Identification of virulence factors as novel vaccine targets for contagious bovine pleuropneumonia by whole genome saturated mutagenesis
Project summary
There is an urgent need for improved vaccines for contagious bovine pleuropneumonia (CBPP). CBPP is one of the most infectious and highly contagious diseases of cattle in Africa accounting for more than $38.8 million annual loss in cattle productivity in 12 endemic countries in sub-Saharan Africa. Currently, control of CBPP relies on a live vaccine of limited efficacy and occasional severe side effects. Achieving breakthroughs in developing effective tools, including vaccines, for CBPP intervention requires deeper insights into host-bacteria interactions.
Like other diseases caused by mycoplasma, CBPP is characterized by immunopathology, i.e. dysregulation of the host’s immune response. In vitro data indicates that this dysregulation begins at the very early stages of infection, at the initial site of bacteria-host cell interaction in the lung. We aim towards identifying vaccine candidates that can disrupt the bacteria-induced dysregulation of the host’s immune response.
To pump-prime this objective, we propose to generate a random mutant library of the bacteria which can be used to identify bacterial genes that play an important role in the initial bacteria-host cell encounters and the dysregulation of the host’s immune response. Within the scope of the initial project, we will use the mutant library in established in vitro assays to screen for bacteria that fail to induce the typical response (compared to the wild type bacteria). This will allow a deeper understanding of host-pathogen interactions, and the identified antigens will be tested in future in vivo experiments for their suitability as vaccine candidates.
Project outcomes
Contagious bovine pleuropneumonia (CBPP), caused by Mycoplasma mycoides subsp. mycoides (Mmm), is the most important infectious disease affecting cattle in Africa, causing an estimated loss in cattle productivity of $40 million annually. Currently, control of CBPP relies on a live vaccine of limited efficacy and occasional severe side effects, and there is an urgent need for improved vaccines. However, achieving breakthroughs in developing effective tools such as vaccines for CBPP intervention requires deeper insights into host-bacteria interactions. Like other diseases caused by mycoplasma, CBPP is characterized by immunopathology, i.e. dysregulation of the host’s immune response. We aim towards identifying Mmm genes that are involved in the misleading of the host’s immune response, to later be able to use this information to develop vaccines that can disrupt the process and instead allow the host to induce an immune reaction that can clear the infection.
During the pump-priming project we have generated a limited genome-wide transposon mutant library of more than 800 individual mutants, using random integration of a transposon containing plasmid.

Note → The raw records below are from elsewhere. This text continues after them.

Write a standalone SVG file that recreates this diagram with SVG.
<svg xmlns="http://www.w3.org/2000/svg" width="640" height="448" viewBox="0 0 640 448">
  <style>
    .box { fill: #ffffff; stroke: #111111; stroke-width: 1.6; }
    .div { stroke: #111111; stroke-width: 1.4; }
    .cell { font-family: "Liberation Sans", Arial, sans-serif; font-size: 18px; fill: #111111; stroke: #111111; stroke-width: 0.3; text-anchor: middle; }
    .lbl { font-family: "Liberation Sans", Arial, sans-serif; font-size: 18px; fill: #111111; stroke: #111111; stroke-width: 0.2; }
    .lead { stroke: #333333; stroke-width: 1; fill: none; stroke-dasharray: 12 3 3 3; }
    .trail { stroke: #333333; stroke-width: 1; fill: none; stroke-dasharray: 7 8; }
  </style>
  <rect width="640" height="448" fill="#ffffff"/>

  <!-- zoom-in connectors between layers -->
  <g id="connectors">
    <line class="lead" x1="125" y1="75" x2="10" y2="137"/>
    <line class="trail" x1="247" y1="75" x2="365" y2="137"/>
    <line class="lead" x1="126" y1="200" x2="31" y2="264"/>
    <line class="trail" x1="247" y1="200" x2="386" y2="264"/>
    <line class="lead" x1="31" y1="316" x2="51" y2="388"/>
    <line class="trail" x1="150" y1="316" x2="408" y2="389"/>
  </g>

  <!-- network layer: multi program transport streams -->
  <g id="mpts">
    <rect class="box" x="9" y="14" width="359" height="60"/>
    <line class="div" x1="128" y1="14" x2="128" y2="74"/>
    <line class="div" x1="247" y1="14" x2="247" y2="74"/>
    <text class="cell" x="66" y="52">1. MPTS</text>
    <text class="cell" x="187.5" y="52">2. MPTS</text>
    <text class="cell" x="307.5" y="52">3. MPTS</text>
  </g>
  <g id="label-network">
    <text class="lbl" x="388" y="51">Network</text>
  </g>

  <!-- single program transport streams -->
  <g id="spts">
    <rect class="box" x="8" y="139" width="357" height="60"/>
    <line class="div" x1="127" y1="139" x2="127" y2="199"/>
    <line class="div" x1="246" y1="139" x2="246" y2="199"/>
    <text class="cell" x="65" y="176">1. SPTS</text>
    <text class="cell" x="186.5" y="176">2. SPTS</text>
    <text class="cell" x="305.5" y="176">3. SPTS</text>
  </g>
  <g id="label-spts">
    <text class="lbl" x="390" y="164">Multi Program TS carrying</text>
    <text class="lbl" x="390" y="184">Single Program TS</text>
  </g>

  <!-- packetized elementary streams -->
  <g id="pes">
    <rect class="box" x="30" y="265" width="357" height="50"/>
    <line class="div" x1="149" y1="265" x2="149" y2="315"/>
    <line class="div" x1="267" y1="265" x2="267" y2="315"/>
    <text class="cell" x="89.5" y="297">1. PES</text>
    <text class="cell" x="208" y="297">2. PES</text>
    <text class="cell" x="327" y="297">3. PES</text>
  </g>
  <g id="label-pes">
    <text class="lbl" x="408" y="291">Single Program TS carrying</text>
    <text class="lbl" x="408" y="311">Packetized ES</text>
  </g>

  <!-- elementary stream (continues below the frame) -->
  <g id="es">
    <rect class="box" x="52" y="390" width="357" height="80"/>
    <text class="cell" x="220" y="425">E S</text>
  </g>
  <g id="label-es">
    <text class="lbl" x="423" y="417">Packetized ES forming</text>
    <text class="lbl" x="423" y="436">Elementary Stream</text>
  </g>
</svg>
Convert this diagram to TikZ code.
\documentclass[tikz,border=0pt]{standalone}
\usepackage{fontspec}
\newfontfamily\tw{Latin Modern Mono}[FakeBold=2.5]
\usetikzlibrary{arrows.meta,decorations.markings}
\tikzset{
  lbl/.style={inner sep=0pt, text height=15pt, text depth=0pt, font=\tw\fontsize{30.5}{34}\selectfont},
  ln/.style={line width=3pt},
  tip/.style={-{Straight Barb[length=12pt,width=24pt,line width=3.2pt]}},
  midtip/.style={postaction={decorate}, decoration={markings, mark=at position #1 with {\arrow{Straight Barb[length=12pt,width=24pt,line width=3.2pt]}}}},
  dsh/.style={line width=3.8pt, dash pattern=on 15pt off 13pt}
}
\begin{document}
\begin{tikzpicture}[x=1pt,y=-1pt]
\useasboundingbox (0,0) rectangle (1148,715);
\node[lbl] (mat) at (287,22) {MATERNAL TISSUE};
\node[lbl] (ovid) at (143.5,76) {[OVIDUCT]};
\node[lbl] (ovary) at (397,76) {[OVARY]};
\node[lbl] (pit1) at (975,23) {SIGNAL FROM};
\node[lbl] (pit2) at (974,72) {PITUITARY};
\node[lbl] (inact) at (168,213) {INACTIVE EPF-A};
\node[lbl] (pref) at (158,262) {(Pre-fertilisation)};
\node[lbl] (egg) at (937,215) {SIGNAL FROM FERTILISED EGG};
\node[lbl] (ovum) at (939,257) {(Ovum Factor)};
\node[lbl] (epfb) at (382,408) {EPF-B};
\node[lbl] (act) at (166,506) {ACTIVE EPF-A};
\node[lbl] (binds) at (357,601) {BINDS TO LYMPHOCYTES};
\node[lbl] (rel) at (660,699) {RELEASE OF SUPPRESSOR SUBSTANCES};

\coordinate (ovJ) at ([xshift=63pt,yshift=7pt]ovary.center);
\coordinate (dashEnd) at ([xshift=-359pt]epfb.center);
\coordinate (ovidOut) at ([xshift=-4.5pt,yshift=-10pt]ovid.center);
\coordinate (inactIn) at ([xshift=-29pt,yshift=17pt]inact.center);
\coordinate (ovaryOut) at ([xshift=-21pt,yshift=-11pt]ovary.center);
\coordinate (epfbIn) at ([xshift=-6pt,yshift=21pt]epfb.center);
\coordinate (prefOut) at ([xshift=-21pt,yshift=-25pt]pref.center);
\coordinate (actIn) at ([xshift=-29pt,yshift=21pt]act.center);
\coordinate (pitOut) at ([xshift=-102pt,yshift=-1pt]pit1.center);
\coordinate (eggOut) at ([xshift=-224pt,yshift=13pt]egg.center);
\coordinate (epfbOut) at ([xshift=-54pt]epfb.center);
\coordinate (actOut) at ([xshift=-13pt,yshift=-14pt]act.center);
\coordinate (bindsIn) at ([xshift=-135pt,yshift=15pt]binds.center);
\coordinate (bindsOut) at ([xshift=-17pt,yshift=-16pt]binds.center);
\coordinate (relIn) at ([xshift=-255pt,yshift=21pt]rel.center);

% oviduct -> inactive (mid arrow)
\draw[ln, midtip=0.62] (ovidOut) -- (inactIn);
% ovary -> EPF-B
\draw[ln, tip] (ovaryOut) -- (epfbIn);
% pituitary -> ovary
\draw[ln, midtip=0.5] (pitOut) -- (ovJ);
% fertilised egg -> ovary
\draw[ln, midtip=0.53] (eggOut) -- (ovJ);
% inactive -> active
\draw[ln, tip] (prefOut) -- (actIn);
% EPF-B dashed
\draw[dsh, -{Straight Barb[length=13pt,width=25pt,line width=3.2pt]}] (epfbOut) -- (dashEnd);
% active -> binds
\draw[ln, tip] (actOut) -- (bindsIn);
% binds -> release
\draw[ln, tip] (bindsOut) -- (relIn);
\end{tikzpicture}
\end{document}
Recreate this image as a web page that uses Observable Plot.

We were able to show that integration was successful as the mutant colonies were fluorescent as designed, and the integration site of one of the mutants was identified. This work is continuing with the aim of generating at least 3000 individual mutants, to ensure that every non-essential gene in the Mmm genome will be disrupted in at least one mutant.
This library will be used to identify bacterial genes that play an important role in the initial bacteria-host cell encounters and the dysregulation of the host’s immune response. A host cell cytotoxicity assay has been established and will be used to screen the library for Mmm genes that are involved in killing lung epithelial cells.